Now this grizzling. I was celebrated for that. I remember clearly I could grizzle for hours without stopping. Not crying, you understand; just that tormenting, intermittent succession of shuddering sobs that drives people mad. And it was this grizzling that was to lead to my first traumatic experience:
Soon after that Christmas, just after my third birthday, Mum went into hospital with some gynaecological complaint. Unable to cope alone, Dad hurriedly deposited Sid and me with some friends in Higham Road, East Ham, reasoning that as Bill and Madge Gregory already had a sizeable brood of their own, two more wouldn't make a great deal of difference. Naturally, I grizzled and grizzled for Mum. All I wanted was Mum. Nothing could satisfy me but Mum, and all I could do was grizzle in expectation that it would surely hasten her return. As you can imagine, two days of this and Bill and Madge Gregory had just about had enough. Having reached the end of their tether, on the third morning Bill led me by the ear out of the back door and into the lean-to, where he proceeded to lift me ignominiously off the ground by my braces and hang me on a hook, leaving me to kick and scream for an hour or so, rightly judging that this would give me `something to cry for'.

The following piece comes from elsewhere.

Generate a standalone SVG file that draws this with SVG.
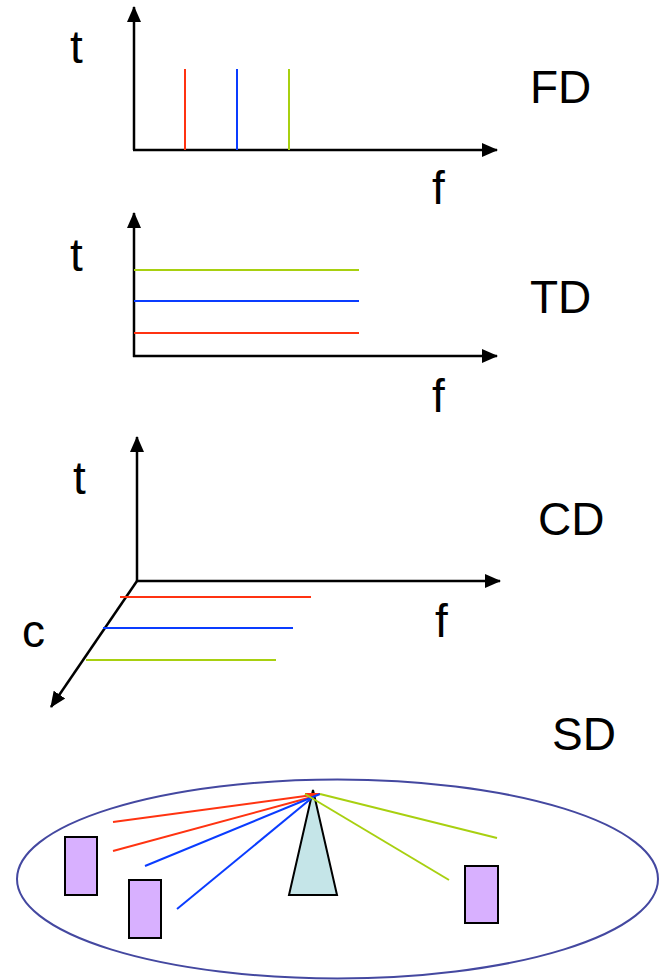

Mum came out of hospital and duly came to collect us. On the bus home to Dagenham, Sid told her all about my `suspension' ordeal and, to my utter delight, she was furious. Bill Gregory was going to get a piece of her mind, she said. After a look at my bruises and an even quicker cup of tea, we all took the return bus to East Ham, got off at East Ham Station, and marched down Higham Road to have it out with him. All the way I was trying to imagine how one gave someone else `a piece of your mind' and was just dying to find out.
`You cruel bastard!' she shouted at Bill, without an ounce of brains leaving her body - which I have to confess I found rather disappointing - `That's downright cruelty, that is! You could've done the poor little sod a mischief. A permanent mischief. You should see his little whatsits. All bruised, they are! I've a good mind to get the law on you.'
I believe Bill Gregory answered to the effect that it would be worth it and, with any luck, could mean that mankind would be spared another of my ilk.